Treasury expects the remainder of the funds to be exhausted by the middle of this year.
“We knew from the start that we faced a race with time to get the emergency rental assistance flowing to a significant degree by the time the national eviction moratorium was lifted,” said Gene Sperling, the White House American Rescue Plan coordinator. “We largely won that race.”
But the opposite happened. In a typical year, roughly 865,000 eviction cases were filed in the areas the Eviction Lab tracks. In 2021, roughly half as many evictions were filed, with 434,304 cases.
Evictions fell in all but one of the 31 cities tracked in 2021. The outlier was Las Vegas, where jobs in tourism evaporated, adversely impacting the large number of renters in the city’s service sector, according to the report.
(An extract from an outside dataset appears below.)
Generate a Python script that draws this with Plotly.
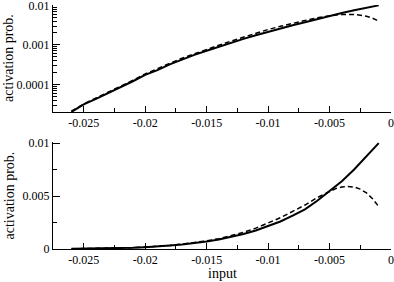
import plotly.graph_objects as go

# data
x_solid = [-0.026, -0.025, -0.024, -0.023, -0.022, -0.021, -0.020, -0.019, -0.018,
           -0.017, -0.016, -0.015, -0.014, -0.013, -0.012, -0.011, -0.010, -0.009,
           -0.008, -0.007, -0.006, -0.005, -0.004, -0.003, -0.002, -0.001]
y_solid = [2.0e-5, 3.1e-5, 4.3e-5, 6.0e-5, 8.3e-5, 1.2e-4, 1.74e-4, 2.3e-4, 3.2e-4,
           4.3e-4, 5.6e-4, 7.1e-4, 9.0e-4, 1.15e-3, 1.42e-3, 1.75e-3, 2.15e-3, 2.6e-3,
           3.15e-3, 3.75e-3, 4.55e-3, 5.45e-3, 6.4e-3, 7.5e-3, 8.7e-3, 1.0e-2]

x_dashed = [-0.026, -0.025, -0.024, -0.023, -0.022, -0.021, -0.020, -0.019, -0.018,
            -0.017, -0.016, -0.015, -0.014, -0.013, -0.012, -0.011, -0.010, -0.009,
            -0.008, -0.007, -0.006, -0.005, -0.0045, -0.004, -0.0035, -0.003, -0.0025,
            -0.002, -0.0015, -0.001]
y_dashed = [2.1e-5, 3.2e-5, 4.5e-5, 6.3e-5, 8.8e-5, 1.27e-4, 1.83e-4, 2.45e-4, 3.4e-4,
            4.6e-4, 6.0e-4, 7.7e-4, 9.8e-4, 1.25e-3, 1.57e-3, 1.97e-3, 2.45e-3, 2.95e-3,
            3.55e-3, 4.15e-3, 4.85e-3, 5.45e-3, 5.7e-3, 5.85e-3, 5.9e-3, 5.85e-3, 5.65e-3,
            5.3e-3, 4.75e-3, 4.0e-3]

x_tickvals = [-0.025, -0.02, -0.015, -0.01, -0.005, 0]
x_ticktext = ["-0.025", "-0.02", "-0.015", "-0.01", "-0.005", "0"]
log_tickvals = [0.0001, 0.001, 0.01]
log_ticktext = ["0.0001", "0.001", "0.01"]
lin_tickvals = [0, 0.005, 0.01]
lin_ticktext = ["0", "0.005", "0.01"]

font = "Liberation Serif"
W, H = 394, 282
l, r, t, b = 53, 3, 5, 33
pw = W - l - r
ph = H - t - b

def py(p):
    return (H - b - p) / ph

def px(p):
    return (p - l) / pw

fig = go.Figure()
for ax in ["", "2"]:
    fig.add_trace(go.Scatter(x=x_solid, y=y_solid, mode="lines",
                             line=dict(color="black", width=2),
                             xaxis="x" + ax, yaxis="y" + ax, showlegend=False))
    fig.add_trace(go.Scatter(x=x_dashed, y=y_dashed, mode="lines",
                             line=dict(color="black", width=1.5, dash="5px,3px"),
                             xaxis="x" + ax, yaxis="y" + ax, showlegend=False))

tf = dict(family=font, size=12, color="black")
xcommon = dict(range=[-0.0275, 0], tickvals=x_tickvals, ticktext=x_ticktext,
               showgrid=False, zeroline=False, showline=True, linecolor="black",
               linewidth=1, ticks="inside", ticklen=6, tickcolor="black",
               tickfont=tf, automargin=False, ticklabeloverflow="allow",
               minor=dict(ticks="inside", ticklen=4, tickcolor="black",
                          tickvals=[-0.0225, -0.0175, -0.0125, -0.0075, -0.0025]))

log_minor = []
for dec in [1e-5, 1e-4, 1e-3]:
    for k in range(2, 10):
        log_minor.append(k * dec)

ycommon = dict(showgrid=False, zeroline=False, showline=True, linecolor="black",
               linewidth=1, ticks="inside", ticklen=7, tickcolor="black",
               tickfont=tf, automargin=False, ticklabeloverflow="allow")

fig.update_layout(
    width=W, height=H,
    margin=dict(l=l, r=r, t=t, b=b),
    paper_bgcolor="white", plot_bgcolor="white",
    font=dict(family=font, size=12, color="black"),
    xaxis=dict(xcommon, domain=[0, 1], anchor="y"),
    xaxis2=dict(xcommon, domain=[0, 1], anchor="y2"),
    yaxis=dict(ycommon, type="log", range=[-4.7, -1.99], domain=[py(112), 1],
               tickvals=log_tickvals, ticktext=log_ticktext,
               minor=dict(ticks="inside", ticklen=4, tickcolor="black", tickvals=log_minor),
               anchor="x"),
    yaxis2=dict(ycommon, range=[0, 0.0101], domain=[0, py(142)],
                tickvals=lin_tickvals, ticktext=lin_ticktext,
                minor=dict(ticks="inside", ticklen=4, tickcolor="black",
                           tickvals=[0.0025, 0.0075]),
                anchor="x2"),
)

title_font = dict(family=font, size=14, color="black")
for yc in [(4 + 112) / 2, (142 + 249) / 2]:
    fig.add_annotation(text="activation prob.", xref="paper", yref="paper",
                       x=px(9), y=py(yc), textangle=-90, showarrow=False,
                       font=title_font, xanchor="center", yanchor="middle")
fig.add_annotation(text="input", xref="paper", yref="paper",
                   x=px(222), y=py(273), showarrow=False,
                   font=title_font, xanchor="center", yanchor="middle")

fig.write_html("out.html", config={"displayModeBar": False},
               post_script="document.body.style.margin='0';")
New York City had the biggest reduction in eviction filings from typical levels, with the report estimating nearly 184,000 eviction cases were avoided in New York City.
The emergency rental assistance was found to have a strong impact on the low-income and majority-Black neighborhoods that see a disproportionate share of eviction cases. Those areas experienced the largest absolute reduction in eviction filings last year, the Eviction Lab report found.
The report found that in 2021 the most disadvantaged neighborhoods experienced the biggest gains in terms of rental housing stability. But it also found that, among the eviction cases filed, women of color were disproportionately affected.
More than 80% of emergency rental assistance reached the lowest income households, according to the Treasury, with about 40% of all applicants who received assistance self-identifying as Black, and about 20% self-identifying as Latino.
Moving remaining money
The federal emergency rent relief was approved in two rounds of funding. The first, which included $25 billion under the Consolidated Appropriations Act at the end of 2020, and $21.55 billion under the American Rescue Plan Act in March 2021.
Some state and local governments have exhausted allotted funds while others have not distributed everything they have received. As a result, Treasury has been reallocating money to ensure it gets to renters most in need.
Of the $25 billion in the first batch of money, Treasury has already moved $2 billion in underused funds. Beginning in April, funds from the second batch will be reallocated.
This process has “allowed dollars to flow to places with high need,” said Noel Poyo, Treasury Deputy Assistant Secretary for Community Economic Development. “Generally reallocated funds went to higher need areas with more diverse communities.”
He said he expects that trend to continue with the available funds from the second batch of money.
But it is a challenging balance to strike, Poyo said, between getting dollars to places where they are running out of funds and making sure that money is still available in places where assistance may have gotten started more slowly and people remain in need.
Treasury is encouraging state and local governments to use the additional funding to assist more renters and make continued investments in housing stability.
“In just one year, the Emergency Rental Assistance program built a national infrastructure for eviction prevention that never existed before and has helped keep eviction rates well below historic averages throughout the pandemic,” said Poyo.
He also suggested state and local governments build on the network for support they have established and provide services like housing counselors, “that will help families avoid economic scarring long after Covid-19 is in the rearview mirror,” he said.